Capital at Nara (710) Miniature Chang'an. East and Western sectors. Early stages of Japanese state formation: not that much wealth, not as extravagant. Not as big, very rustic. Lacked architectural/technological know-how. Bureaucracy focused more on court matters than on provincial administration. Different from Chinese system of government: China was more reliant on meritocracy, Japan more on birth and marriage alliance.

Principle of Divine Descent Direct descendent from Amaterasu vs. Mandate of Heaven which believes not in that emperor is directly descended from heaven but that they were appointed by heaven. Explains why Japan today has the longest lasting of imperial lineage. Contest for power were behind the scenes. However, emperor were merely ceremonial figueheads.

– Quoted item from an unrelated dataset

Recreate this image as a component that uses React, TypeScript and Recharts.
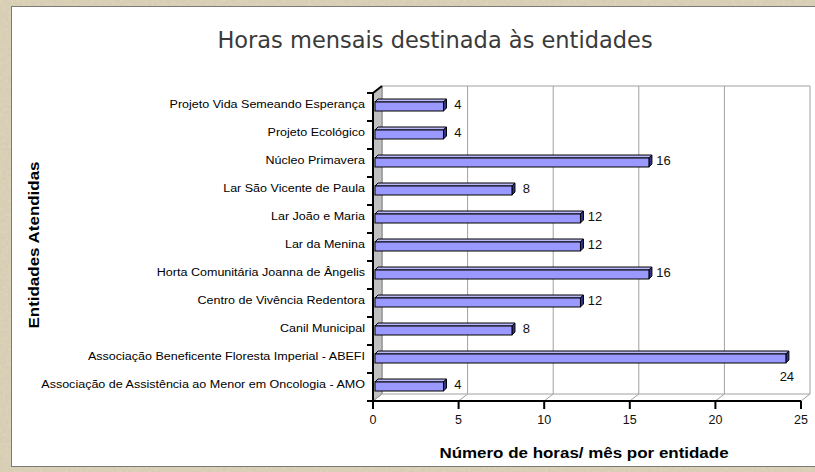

Temple of Todaiji  (728). Contributed to the formal establishment of state religion. Under Emperor Shomu. Temple of the East realm: immense structure, largest wooden structure. 50 feet bronze statue in the temple. Functioned like "a national cathedral." Built on public funds, from commoners. Believed to provide protection for the people because they had a part in it: stonger sense of connection, source for national identification.

Emperor Shomu is under whom the temple of Todaji was built.

Lochana or Vairocana Buddha Lochana: erected in 743, also known as Daibatsu Buddha. Vairocana: Sanskrit referring to sun-buddha. Cosmic, universal.

Sun-Goddess Shrine at Ise Shomu was careful, and asked permission for the shrine of Amaterasu. Buddhism and Shintoism was well integrated. Amaterasu: shintoist, shrines: Buddhist.

Decree of 741 Every provincial must have a Buddhist temple. Assure protection of state. Todaji: mothership, and a lot of other satellite temples.

Penetration of Buddhist rituals into society The temples played a role to protect the state and the health of emperor through prayer.

Taiho Code of 702 legal, or penal codes and administrative codes as the foundation of the country's legal system until the 15th century. It provided the legal framework for Shoen to emerge.